TASK GOAL: What follows is a listing to be transcribed exactly.

DATA SECTION:
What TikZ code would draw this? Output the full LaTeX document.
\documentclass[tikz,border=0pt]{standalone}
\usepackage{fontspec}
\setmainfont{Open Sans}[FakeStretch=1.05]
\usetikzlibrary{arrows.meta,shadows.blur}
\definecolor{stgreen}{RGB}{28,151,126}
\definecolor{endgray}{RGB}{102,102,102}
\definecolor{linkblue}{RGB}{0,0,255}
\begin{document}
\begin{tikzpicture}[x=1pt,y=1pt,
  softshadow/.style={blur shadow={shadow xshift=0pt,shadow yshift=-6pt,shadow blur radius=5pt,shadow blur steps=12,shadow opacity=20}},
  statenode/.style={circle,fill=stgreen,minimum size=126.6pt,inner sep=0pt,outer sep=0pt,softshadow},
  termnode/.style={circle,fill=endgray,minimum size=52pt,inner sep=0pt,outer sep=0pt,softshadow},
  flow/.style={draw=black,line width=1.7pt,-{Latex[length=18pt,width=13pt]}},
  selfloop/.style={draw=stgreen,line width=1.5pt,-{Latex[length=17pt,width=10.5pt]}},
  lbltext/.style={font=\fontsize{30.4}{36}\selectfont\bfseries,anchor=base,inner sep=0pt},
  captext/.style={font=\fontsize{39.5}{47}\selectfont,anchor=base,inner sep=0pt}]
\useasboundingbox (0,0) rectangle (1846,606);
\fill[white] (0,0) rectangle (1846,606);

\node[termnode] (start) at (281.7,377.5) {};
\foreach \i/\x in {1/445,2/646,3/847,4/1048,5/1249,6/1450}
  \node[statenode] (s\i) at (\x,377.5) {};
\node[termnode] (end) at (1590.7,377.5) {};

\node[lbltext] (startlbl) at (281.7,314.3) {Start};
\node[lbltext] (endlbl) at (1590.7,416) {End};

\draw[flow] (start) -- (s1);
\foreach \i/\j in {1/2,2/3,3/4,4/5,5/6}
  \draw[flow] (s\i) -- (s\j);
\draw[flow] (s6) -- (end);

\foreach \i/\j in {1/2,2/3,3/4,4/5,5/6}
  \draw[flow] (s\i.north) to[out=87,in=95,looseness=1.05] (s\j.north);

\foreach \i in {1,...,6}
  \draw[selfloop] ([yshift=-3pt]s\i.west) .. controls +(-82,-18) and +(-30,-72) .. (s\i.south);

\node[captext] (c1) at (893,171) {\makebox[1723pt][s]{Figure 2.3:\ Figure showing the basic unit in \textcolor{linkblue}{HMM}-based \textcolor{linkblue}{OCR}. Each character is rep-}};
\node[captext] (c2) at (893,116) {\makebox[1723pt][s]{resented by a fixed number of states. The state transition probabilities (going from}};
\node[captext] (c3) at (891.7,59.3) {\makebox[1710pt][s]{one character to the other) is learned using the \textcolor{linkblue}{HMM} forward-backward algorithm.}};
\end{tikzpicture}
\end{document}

ANSWER FOR THE TASK:
What TikZ code would draw this? Output the full LaTeX document.
\documentclass[tikz,border=0pt]{standalone}
\usepackage{fontspec}
\setmainfont{Open Sans}[FakeStretch=1.05]
\usetikzlibrary{arrows.meta,shadows.blur}
\definecolor{stgreen}{RGB}{28,151,126}
\definecolor{endgray}{RGB}{102,102,102}
\definecolor{linkblue}{RGB}{0,0,255}
\begin{document}
\begin{tikzpicture}[x=1pt,y=1pt,
  softshadow/.style={blur shadow={shadow xshift=0pt,shadow yshift=-6pt,shadow blur radius=5pt,shadow blur steps=12,shadow opacity=20}},
  statenode/.style={circle,fill=stgreen,minimum size=126.6pt,inner sep=0pt,outer sep=0pt,softshadow},
  termnode/.style={circle,fill=endgray,minimum size=52pt,inner sep=0pt,outer sep=0pt,softshadow},
  flow/.style={draw=black,line width=1.7pt,-{Latex[length=18pt,width=13pt]}},
  selfloop/.style={draw=stgreen,line width=1.5pt,-{Latex[length=17pt,width=10.5pt]}},
  lbltext/.style={font=\fontsize{30.4}{36}\selectfont\bfseries,anchor=base,inner sep=0pt},
  captext/.style={font=\fontsize{39.5}{47}\selectfont,anchor=base,inner sep=0pt}]
\useasboundingbox (0,0) rectangle (1846,606);
\fill[white] (0,0) rectangle (1846,606);

\node[termnode] (start) at (281.7,377.5) {};
\foreach \i/\x in {1/445,2/646,3/847,4/1048,5/1249,6/1450}
  \node[statenode] (s\i) at (\x,377.5) {};
\node[termnode] (end) at (1590.7,377.5) {};

\node[lbltext] (startlbl) at (281.7,314.3) {Start};
\node[lbltext] (endlbl) at (1590.7,416) {End};

\draw[flow] (start) -- (s1);
\foreach \i/\j in {1/2,2/3,3/4,4/5,5/6}
  \draw[flow] (s\i) -- (s\j);
\draw[flow] (s6) -- (end);

\foreach \i/\j in {1/2,2/3,3/4,4/5,5/6}
  \draw[flow] (s\i.north) to[out=87,in=95,looseness=1.05] (s\j.north);

\foreach \i in {1,...,6}
  \draw[selfloop] ([yshift=-3pt]s\i.west) .. controls +(-82,-18) and +(-30,-72) .. (s\i.south);

\node[captext] (c1) at (893,171) {\makebox[1723pt][s]{Figure 2.3:\ Figure showing the basic unit in \textcolor{linkblue}{HMM}-based \textcolor{linkblue}{OCR}. Each character is rep-}};
\node[captext] (c2) at (893,116) {\makebox[1723pt][s]{resented by a fixed number of states. The state transition probabilities (going from}};
\node[captext] (c3) at (891.7,59.3) {\makebox[1710pt][s]{one character to the other) is learned using the \textcolor{linkblue}{HMM} forward-backward algorithm.}};
\end{tikzpicture}
\end{document}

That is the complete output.